Notwithstanding the foregoing, except as otherwise provided in the Participant’s employment agreement or award agreement, all outstanding Awards under the Program shall be fully and completely vested upon a Change in Control (subject to the Participant’s continued employment through the closing of the Change in Control) or termination of the Participant’s employment due to his or her death or Disability, by the Company without Cause or by the Participant for Good Reason. For these purposes, the terms “Change in Control,” “Disability, “Cause” and “Good Reason” shall have the meanings given to such terms in the Participant’s employment agreement or, if not defined therein, the Participant’s award agreement or, if not defined therein, the Equity Plan.
VI. | Miscellaneous |
The Program is (and Awards granted hereunder are) subject to all of the provisions of the Equity Plan, together with all of the rules and determinations from time to time issued by the Committee and by the Board pursuant to the Equity Plan; provided, however, that in the event of a conflict between any provision of the Equity Plan and the Program, the provisions of the Program shall control but only to the extent such conflict is permitted under the Equity Plan.

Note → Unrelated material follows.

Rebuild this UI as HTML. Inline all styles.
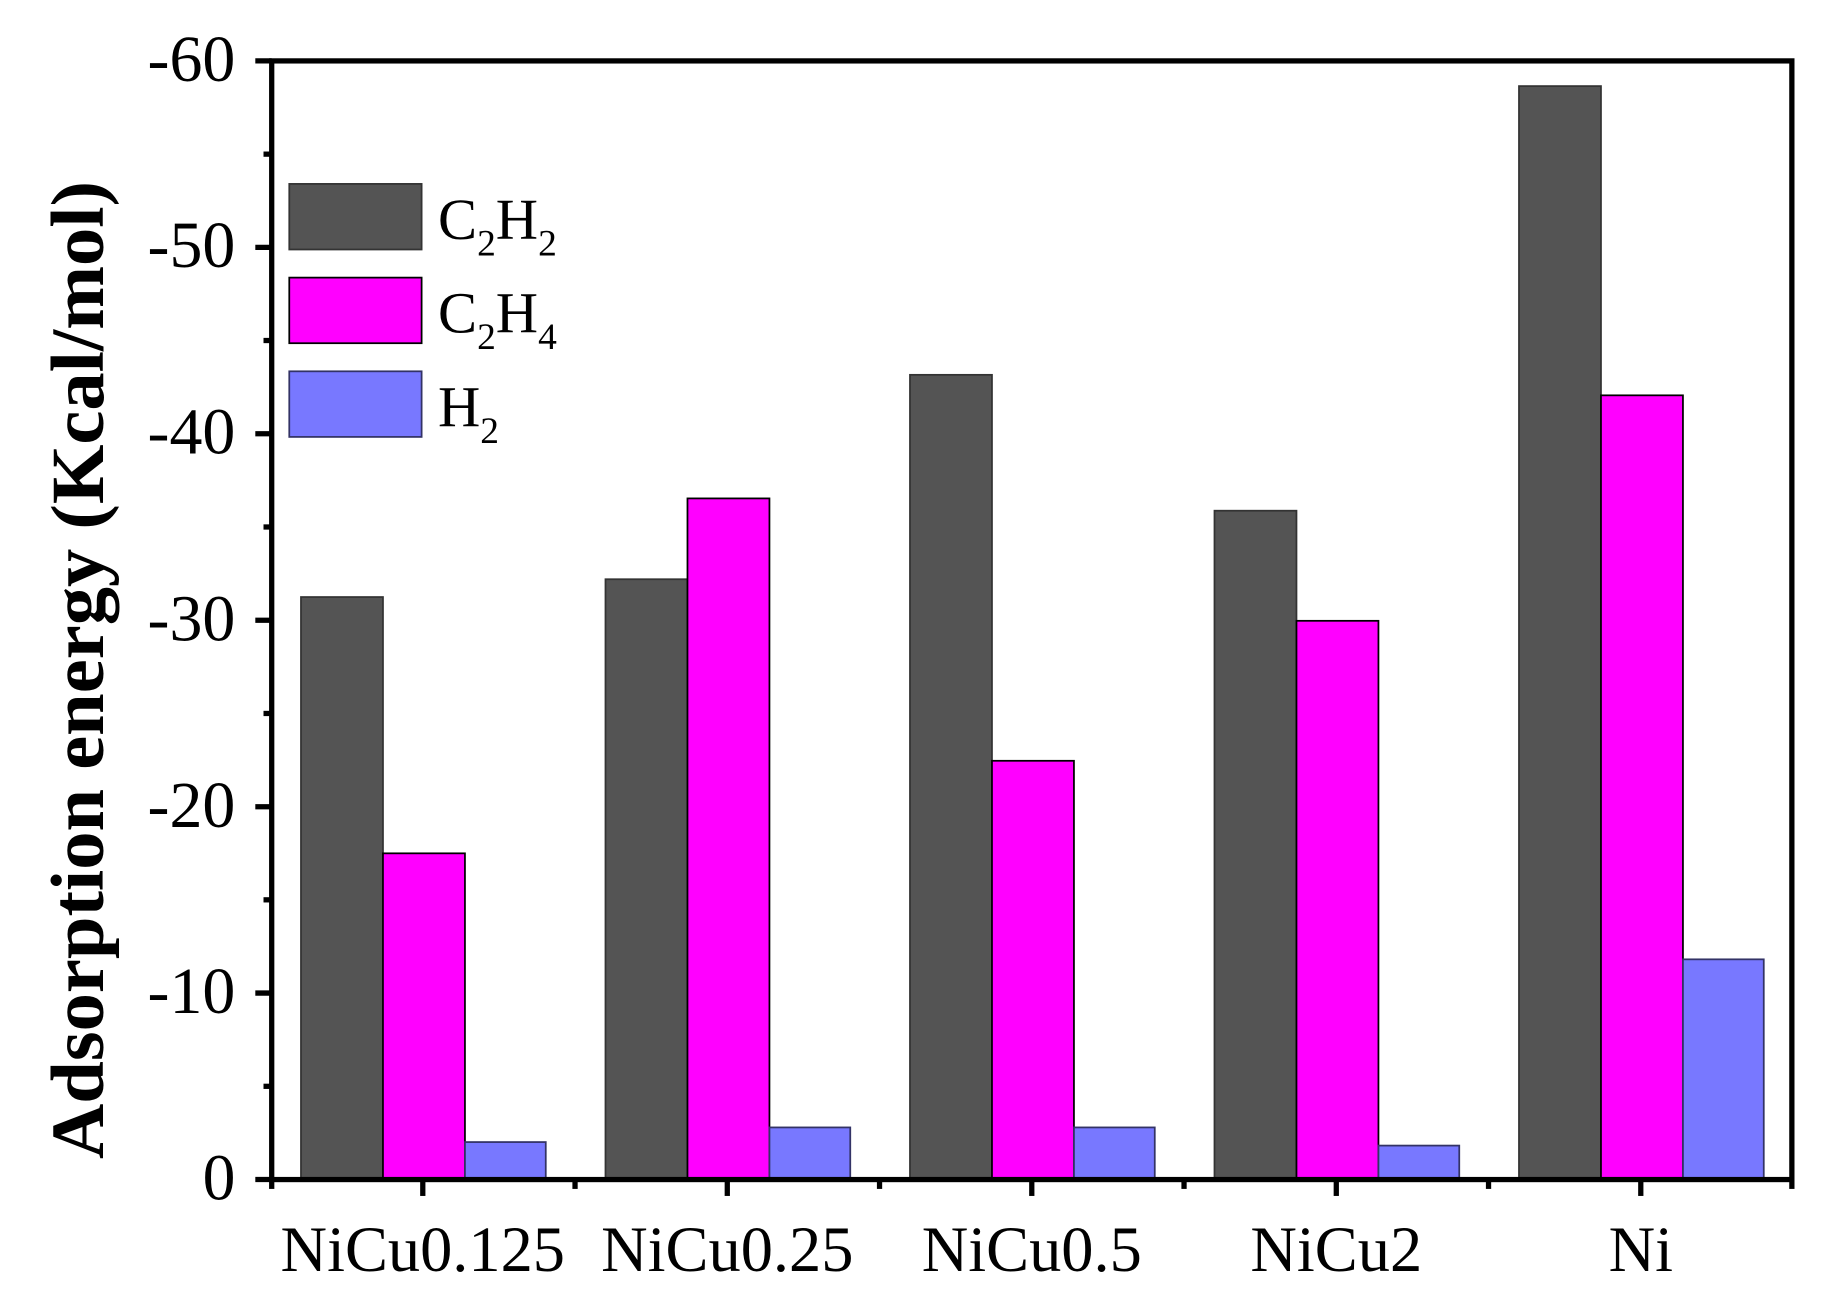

Notwithstanding any provision of the Program to the contrary, it is intended that the provisions of the Program comply with or be exempt from Section 409A of the Internal Revenue Code of 1986, as amended (the “Code”), and all provisions of the Program shall be construed and interpreted in a manner consistent with the requirements for avoiding taxes or penalties under Section 409A of the Code. Any adjustments made pursuant to this Program shall be determined in a manner consistent with Section 409A of the Code to the extent so required.